## WHAT IS REQUIRED
All of the entries must be reproduced exactly, with no images carried over.

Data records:
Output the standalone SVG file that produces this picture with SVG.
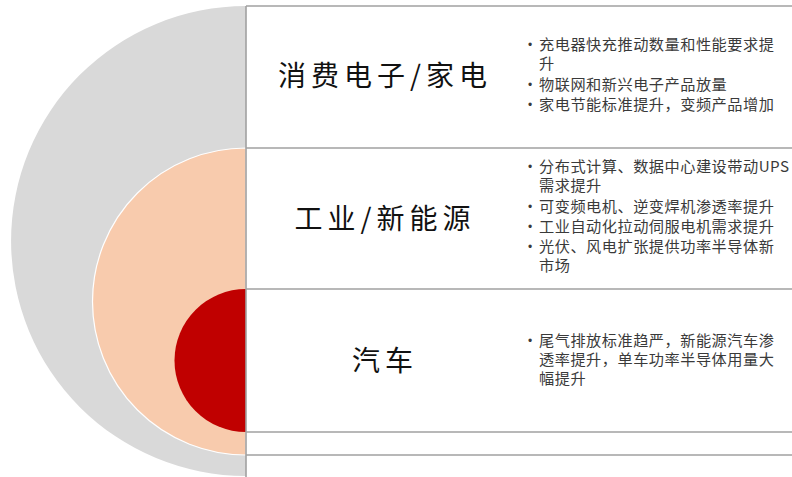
<svg xmlns="http://www.w3.org/2000/svg" width="792" height="477" viewBox="0 0 792 477">
<style>
.title{font-family:"Noto Sans CJK SC","Noto Sans",sans-serif;font-size:28px;fill:#111;letter-spacing:5px;text-anchor:middle}
.item{font-family:"Noto Sans CJK SC","Noto Sans",sans-serif;font-size:15.2px;letter-spacing:0.5px;fill:#3a3a3a}
.dot{font-family:"Liberation Sans",sans-serif;font-size:12px;fill:#3a3a3a}
.rule{stroke:#a0a0a0;stroke-width:1.6;fill:none}
</style>
<rect width="792" height="477" fill="#ffffff"/>
<g id="rings">
<path d="M246,6 A235,235 0 0 0 246,476 Z" fill="#d9d9d9"/>
<path d="M246,148 A153.5,153.5 0 0 0 246,455 Z" fill="#f8cbad" stroke="#ffffff" stroke-width="1.2"/>
<path d="M246,289 A71.5,71.5 0 0 0 246,432 Z" fill="#c00000"/>
</g>
<g id="connectors">
<line class="rule" x1="246" y1="6" x2="246" y2="477"/>
<line class="rule" x1="246" y1="6" x2="792" y2="6"/>
<line class="rule" x1="246" y1="148" x2="792" y2="148"/>
<line class="rule" x1="246" y1="289" x2="792" y2="289"/>
<line class="rule" x1="246" y1="432" x2="792" y2="432"/>
<line class="rule" x1="246" y1="455" x2="792" y2="455"/>
</g>
<g id="consumer">
<text class="title" x="385" y="86">消费电子/家电</text>
<text class="dot" x="528" y="49">•</text>
<text class="item" x="539" y="50">充电器快充推动数量和性能要求提</text>
<text class="item" x="539" y="69">升</text>
<text class="dot" x="528" y="89">•</text>
<text class="item" x="539" y="90">物联网和新兴电子产品放量</text>
<text class="dot" x="528" y="109">•</text>
<text class="item" x="539" y="110">家电节能标准提升，变频产品增加</text>
</g>
<g id="industry">
<text class="title" x="385" y="229">工业/新能源</text>
<text class="dot" x="528" y="171">•</text>
<text class="item" x="539" y="172">分布式计算、数据中心建设带动UPS</text>
<text class="item" x="539" y="191">需求提升</text>
<text class="dot" x="528" y="211">•</text>
<text class="item" x="539" y="212">可变频电机、逆变焊机渗透率提升</text>
<text class="dot" x="528" y="231">•</text>
<text class="item" x="539" y="232">工业自动化拉动伺服电机需求提升</text>
<text class="dot" x="528" y="251">•</text>
<text class="item" x="539" y="252">光伏、风电扩张提供功率半导体新</text>
<text class="item" x="539" y="271">市场</text>
</g>
<g id="auto">
<text class="title" x="385" y="371">汽车</text>
<text class="dot" x="528" y="345">•</text>
<text class="item" x="539" y="346">尾气排放标准趋严，新能源汽车渗</text>
<text class="item" x="539" y="365">透率提升，单车功率半导体用量大</text>
<text class="item" x="539" y="384">幅提升</text>
</g>
</svg>
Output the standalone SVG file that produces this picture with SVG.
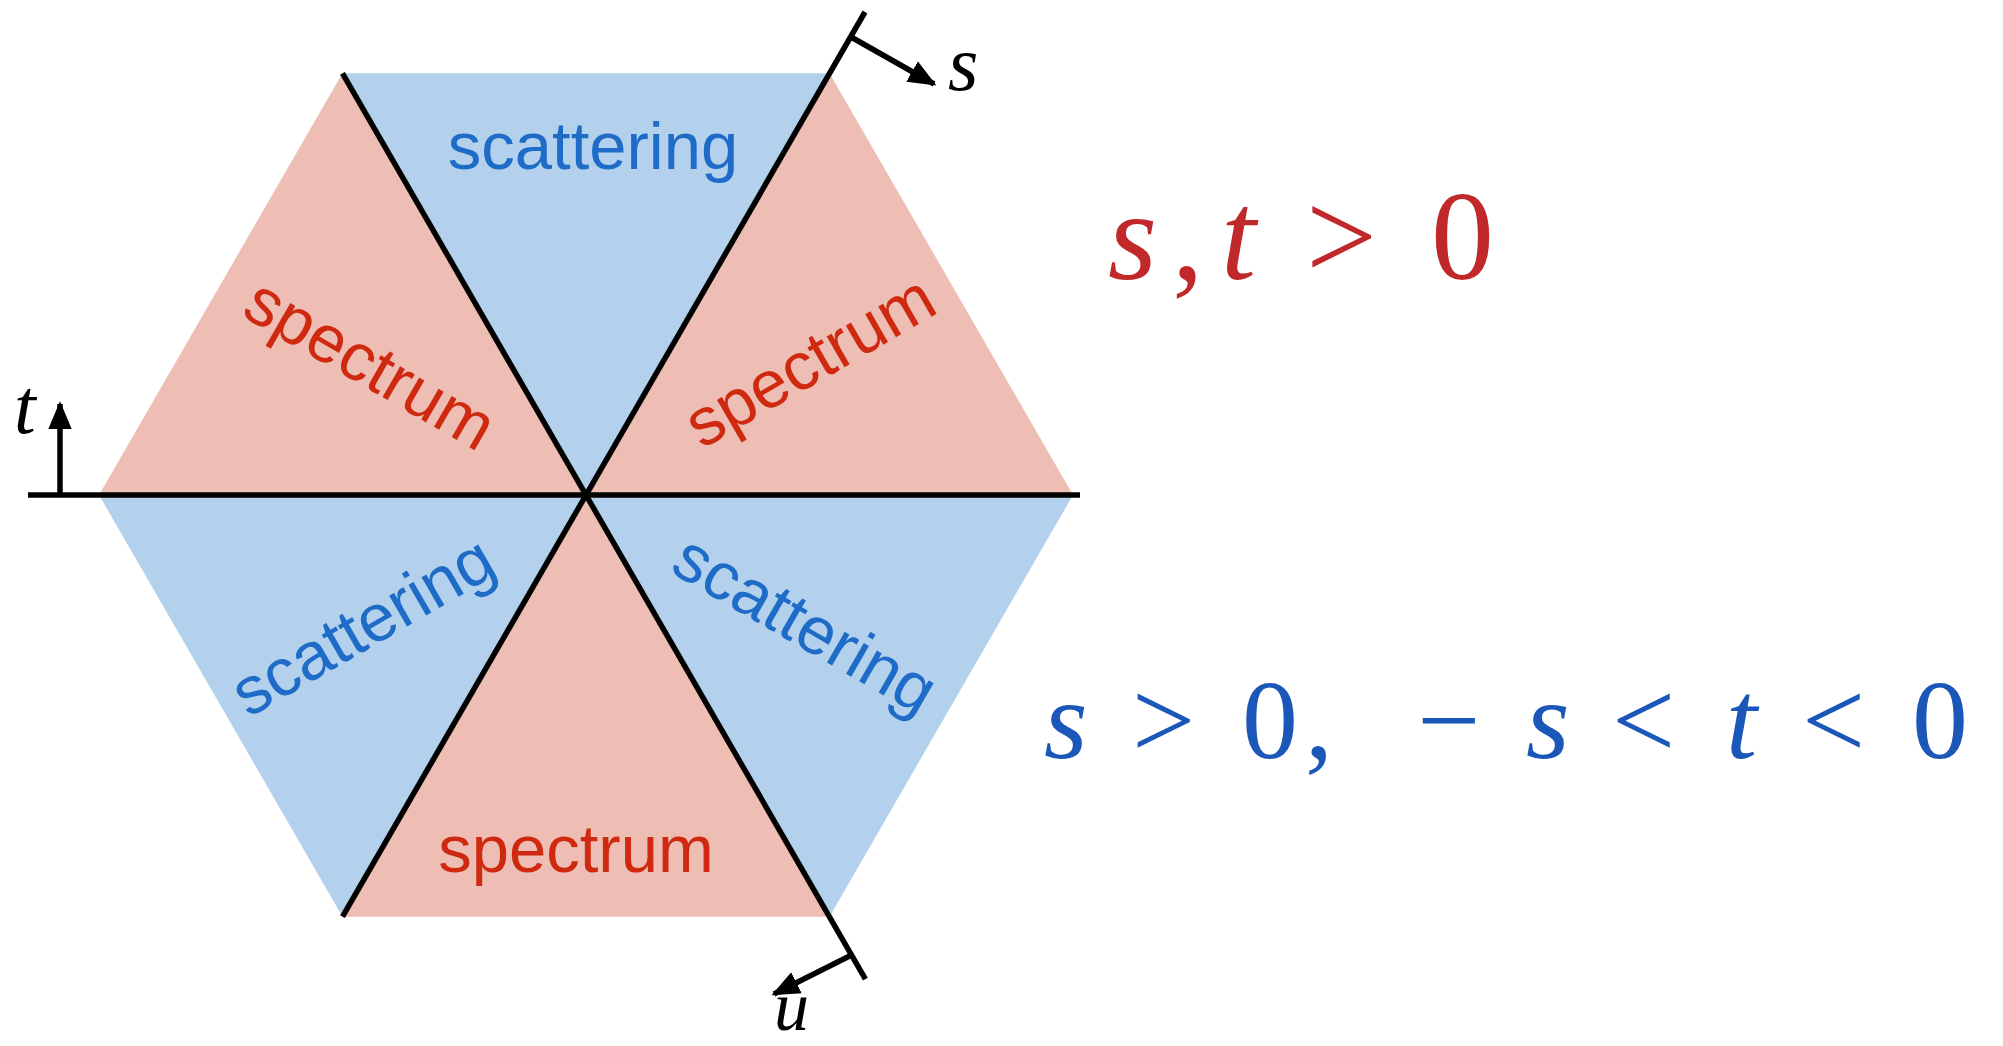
<svg xmlns="http://www.w3.org/2000/svg" width="2003" height="1046" viewBox="0 0 2003 1046">
<style>
.pink{fill:#EEBDB3}
.blue{fill:#B3D1EC}
.ln{stroke:#000;stroke-width:5.5;fill:none}
.lab{font-family:"Liberation Sans",Arial,sans-serif;font-size:67px;text-anchor:middle}
.sp{fill:#CF2A10}
.sc{fill:#1E6CC8}
.math{font-family:"Liberation Serif","Times New Roman",serif}
.it{font-style:italic}
</style>
<defs>
<marker id="ah" viewBox="0 0 10 10" refX="9" refY="5" markerWidth="28" markerHeight="28" orient="auto" markerUnits="userSpaceOnUse">
<path d="M0,0.8 L10,5 L0,9.2 z" fill="#000"/>
</marker>
</defs>
<g id="regions">
<polygon id="r-top" class="blue" points="586,495 829.5,73.3 342.5,73.3"/>
<polygon id="r-ur" class="pink" points="586,495 1073,495 829.5,73.3"/>
<polygon id="r-ul" class="pink" points="586,495 342.5,73.3 99,495"/>
<polygon id="r-ll" class="blue" points="586,495 99,495 342.5,916.7"/>
<polygon id="r-bot" class="pink" points="586,495 342.5,916.7 829.5,916.7"/>
<polygon id="r-lr" class="blue" points="586,495 829.5,916.7 1073,495"/>
</g>
<g id="connectors">
<line class="ln" x1="28" y1="495" x2="1080" y2="495" stroke-width="6"/>
<line class="ln" x1="342.5" y1="916.7" x2="865" y2="12"/>
<line class="ln" x1="342.5" y1="73.3" x2="865.4" y2="979"/>
<line class="ln" x1="60" y1="495" x2="60" y2="404" marker-end="url(#ah)"/>
<line class="ln" x1="851" y1="37" x2="934" y2="84" marker-end="url(#ah)"/>
<line class="ln" x1="851.6" y1="955" x2="774" y2="994" marker-end="url(#ah)"/>
</g>
<g id="labels">
<text class="lab sc" x="593" y="169">scattering</text>
<text class="lab sp" x="576" y="872">spectrum</text>
<text class="lab sp" transform="translate(368,368) rotate(30)" x="0" y="18">spectrum</text>
<text class="lab sp" transform="translate(812,365) rotate(-30)" x="0" y="18">spectrum</text>
<text class="lab sc" transform="translate(365,630) rotate(-30)" x="0" y="18">scattering</text>
<text class="lab sc" transform="translate(803,628) rotate(30)" x="0" y="18">scattering</text>
</g>
<g id="axis-labels" class="math it" fill="#000">
<text x="948" y="90" font-size="78">s</text>
<text x="14" y="433" font-size="78">t</text>
<text x="774" y="1030" font-size="70">u</text>
</g>
<g id="formula-red" class="math" font-size="126" fill="#C0282A">
<text y="279"><tspan class="it" x="1108">s</tspan><tspan x="1172">,</tspan><tspan class="it" x="1221">t</tspan><tspan x="1306">&gt;</tspan><tspan x="1431">0</tspan></text>
</g>
<g id="formula-blue" class="math" font-size="112" fill="#1B57B8">
<text y="758"><tspan class="it" x="1044">s</tspan><tspan x="1132">&gt;</tspan><tspan x="1242">0</tspan><tspan x="1305">,</tspan><tspan x="1417">−</tspan><tspan class="it" x="1526">s</tspan><tspan x="1612">&lt;</tspan><tspan class="it" x="1726">t</tspan><tspan x="1802">&lt;</tspan><tspan x="1912">0</tspan></text>
</g>
</svg>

## ANSWER FOR THE TASK
Output the standalone SVG file that produces this picture with SVG.
<svg xmlns="http://www.w3.org/2000/svg" width="792" height="477" viewBox="0 0 792 477">
<style>
.title{font-family:"Noto Sans CJK SC","Noto Sans",sans-serif;font-size:28px;fill:#111;letter-spacing:5px;text-anchor:middle}
.item{font-family:"Noto Sans CJK SC","Noto Sans",sans-serif;font-size:15.2px;letter-spacing:0.5px;fill:#3a3a3a}
.dot{font-family:"Liberation Sans",sans-serif;font-size:12px;fill:#3a3a3a}
.rule{stroke:#a0a0a0;stroke-width:1.6;fill:none}
</style>
<rect width="792" height="477" fill="#ffffff"/>
<g id="rings">
<path d="M246,6 A235,235 0 0 0 246,476 Z" fill="#d9d9d9"/>
<path d="M246,148 A153.5,153.5 0 0 0 246,455 Z" fill="#f8cbad" stroke="#ffffff" stroke-width="1.2"/>
<path d="M246,289 A71.5,71.5 0 0 0 246,432 Z" fill="#c00000"/>
</g>
<g id="connectors">
<line class="rule" x1="246" y1="6" x2="246" y2="477"/>
<line class="rule" x1="246" y1="6" x2="792" y2="6"/>
<line class="rule" x1="246" y1="148" x2="792" y2="148"/>
<line class="rule" x1="246" y1="289" x2="792" y2="289"/>
<line class="rule" x1="246" y1="432" x2="792" y2="432"/>
<line class="rule" x1="246" y1="455" x2="792" y2="455"/>
</g>
<g id="consumer">
<text class="title" x="385" y="86">消费电子/家电</text>
<text class="dot" x="528" y="49">•</text>
<text class="item" x="539" y="50">充电器快充推动数量和性能要求提</text>
<text class="item" x="539" y="69">升</text>
<text class="dot" x="528" y="89">•</text>
<text class="item" x="539" y="90">物联网和新兴电子产品放量</text>
<text class="dot" x="528" y="109">•</text>
<text class="item" x="539" y="110">家电节能标准提升，变频产品增加</text>
</g>
<g id="industry">
<text class="title" x="385" y="229">工业/新能源</text>
<text class="dot" x="528" y="171">•</text>
<text class="item" x="539" y="172">分布式计算、数据中心建设带动UPS</text>
<text class="item" x="539" y="191">需求提升</text>
<text class="dot" x="528" y="211">•</text>
<text class="item" x="539" y="212">可变频电机、逆变焊机渗透率提升</text>
<text class="dot" x="528" y="231">•</text>
<text class="item" x="539" y="232">工业自动化拉动伺服电机需求提升</text>
<text class="dot" x="528" y="251">•</text>
<text class="item" x="539" y="252">光伏、风电扩张提供功率半导体新</text>
<text class="item" x="539" y="271">市场</text>
</g>
<g id="auto">
<text class="title" x="385" y="371">汽车</text>
<text class="dot" x="528" y="345">•</text>
<text class="item" x="539" y="346">尾气排放标准趋严，新能源汽车渗</text>
<text class="item" x="539" y="365">透率提升，单车功率半导体用量大</text>
<text class="item" x="539" y="384">幅提升</text>
</g>
</svg>
Output the standalone SVG file that produces this picture with SVG.
<svg xmlns="http://www.w3.org/2000/svg" width="2003" height="1046" viewBox="0 0 2003 1046">
<style>
.pink{fill:#EEBDB3}
.blue{fill:#B3D1EC}
.ln{stroke:#000;stroke-width:5.5;fill:none}
.lab{font-family:"Liberation Sans",Arial,sans-serif;font-size:67px;text-anchor:middle}
.sp{fill:#CF2A10}
.sc{fill:#1E6CC8}
.math{font-family:"Liberation Serif","Times New Roman",serif}
.it{font-style:italic}
</style>
<defs>
<marker id="ah" viewBox="0 0 10 10" refX="9" refY="5" markerWidth="28" markerHeight="28" orient="auto" markerUnits="userSpaceOnUse">
<path d="M0,0.8 L10,5 L0,9.2 z" fill="#000"/>
</marker>
</defs>
<g id="regions">
<polygon id="r-top" class="blue" points="586,495 829.5,73.3 342.5,73.3"/>
<polygon id="r-ur" class="pink" points="586,495 1073,495 829.5,73.3"/>
<polygon id="r-ul" class="pink" points="586,495 342.5,73.3 99,495"/>
<polygon id="r-ll" class="blue" points="586,495 99,495 342.5,916.7"/>
<polygon id="r-bot" class="pink" points="586,495 342.5,916.7 829.5,916.7"/>
<polygon id="r-lr" class="blue" points="586,495 829.5,916.7 1073,495"/>
</g>
<g id="connectors">
<line class="ln" x1="28" y1="495" x2="1080" y2="495" stroke-width="6"/>
<line class="ln" x1="342.5" y1="916.7" x2="865" y2="12"/>
<line class="ln" x1="342.5" y1="73.3" x2="865.4" y2="979"/>
<line class="ln" x1="60" y1="495" x2="60" y2="404" marker-end="url(#ah)"/>
<line class="ln" x1="851" y1="37" x2="934" y2="84" marker-end="url(#ah)"/>
<line class="ln" x1="851.6" y1="955" x2="774" y2="994" marker-end="url(#ah)"/>
</g>
<g id="labels">
<text class="lab sc" x="593" y="169">scattering</text>
<text class="lab sp" x="576" y="872">spectrum</text>
<text class="lab sp" transform="translate(368,368) rotate(30)" x="0" y="18">spectrum</text>
<text class="lab sp" transform="translate(812,365) rotate(-30)" x="0" y="18">spectrum</text>
<text class="lab sc" transform="translate(365,630) rotate(-30)" x="0" y="18">scattering</text>
<text class="lab sc" transform="translate(803,628) rotate(30)" x="0" y="18">scattering</text>
</g>
<g id="axis-labels" class="math it" fill="#000">
<text x="948" y="90" font-size="78">s</text>
<text x="14" y="433" font-size="78">t</text>
<text x="774" y="1030" font-size="70">u</text>
</g>
<g id="formula-red" class="math" font-size="126" fill="#C0282A">
<text y="279"><tspan class="it" x="1108">s</tspan><tspan x="1172">,</tspan><tspan class="it" x="1221">t</tspan><tspan x="1306">&gt;</tspan><tspan x="1431">0</tspan></text>
</g>
<g id="formula-blue" class="math" font-size="112" fill="#1B57B8">
<text y="758"><tspan class="it" x="1044">s</tspan><tspan x="1132">&gt;</tspan><tspan x="1242">0</tspan><tspan x="1305">,</tspan><tspan x="1417">−</tspan><tspan class="it" x="1526">s</tspan><tspan x="1612">&lt;</tspan><tspan class="it" x="1726">t</tspan><tspan x="1802">&lt;</tspan><tspan x="1912">0</tspan></text>
</g>
</svg>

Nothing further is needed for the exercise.